Другие своим угрюмым видом являли скорбную печаль изнуренного естества, рухнувшего под тяжестью порока. Все это было превосходно в отношении цвета, выдумки, штриха, мастерства. С легким, но вовремя остановленным намеком на карикатуру, ибо живопись — серьезная вещь, а неподвижная гримаса очень быстро невыносимо надоедает. В углу этого шедевра значилось странное имя венгерского написания и итальянского звучания: Зичи.
Я горячо выразил свое восхищение, а Беггров ответил просто: «Да, это Зичи», находя, по-видимому, вполне естественным, что Зичи написал великолепную акварель. Он открыл папку, в которой оказалось много сепий молодого мастера, да таких разных по характеру, таких противоположных друг другу, что их легко можно было принять за произведения кисти разных художников.
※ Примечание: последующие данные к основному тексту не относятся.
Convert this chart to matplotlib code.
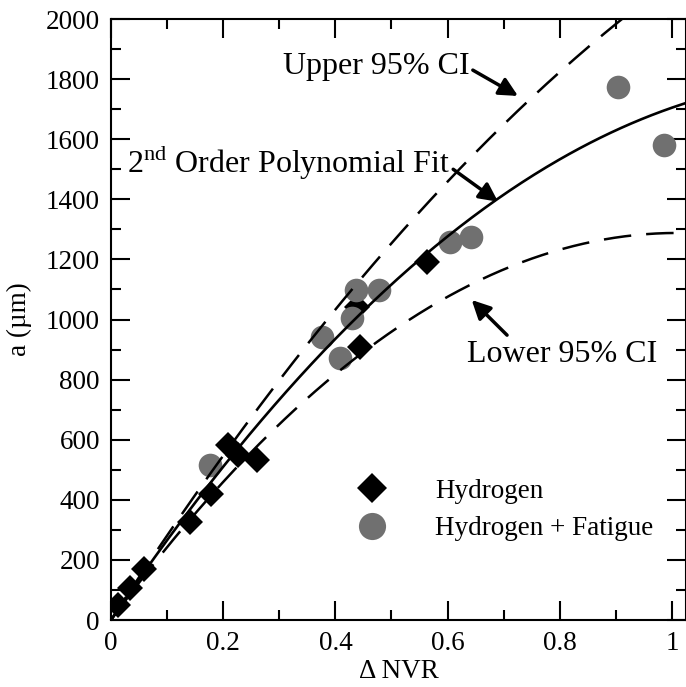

Прежде всего, это была патетическая и душераздирающая сцена: бедное семейство, затерянное зимой в степи. Несчастная женщина, изнуренная усталостью, промерзшая, пронизываемая ветром, ослепленная снегом, нашла временное и ненадежное укрытие под ледяной глыбой. От сильного холода за непреодолимым желанием заснуть, что само по себе уже является скорее замерзанием, чем сном, последовала смерть: нос заострился, веки конвульсивно сжались, губы, застывшие в момент смерти, отдали последний, мгновенно заледеневший вздох. Около матери вытянулся маленький мертвый ребенок, полузавернутый в лохмотья, поразительно смелым ракурсом ловко выписанный с головы. Мальчик тринадцати — четырнадцати лет, чья молодая и живучая кровь лучше противостояла холоду, беспокоится и суетится вокруг матери. В страхе, потерянный, он зовет ее, трясет, старается разбудить от упрямого сна, которого он не понимает. Чувствуется, что он никогда не видел, как умирают, и между тем по его внутреннему испугу, по его тайному ужасу мы видим, догадываемся, что он почуял смерть. Скоро уже эта так горячо любимая мать испугает его как привидение, ее тело превратится для него в труп, а потом все покроет снежный саван.
Далее была изображена супруга дожа Марино Фальеро, с мечтательным интересом слушающая, как молодой виртуоз играет перед ней на цимбалах в богатой венецианской зале, выходящей на балкон, украшенный маленькими колоннами и трилистниками в ломбардском или мавританском стиле. Зичи, как Гюстав Доре, очень остро чувствует эпоху средних веков, он знает ее архитектуру, мебель, оружие, костюмы, контур, он воспроизводит все это без изнурительного труда, выписывая многочисленные архаические подробности в легкой и свободной манере, как если бы модели позировали перед его глазами или если бы он сам жил с ними в непосредственной близости. Он не стремится, как Доре, к гротескному, фантастическому элементу, с большей охотой он показывает изящество эпохи, избегая все же изображать трубадуров и рыцарские сцены, какие мы видим у Маршанжи.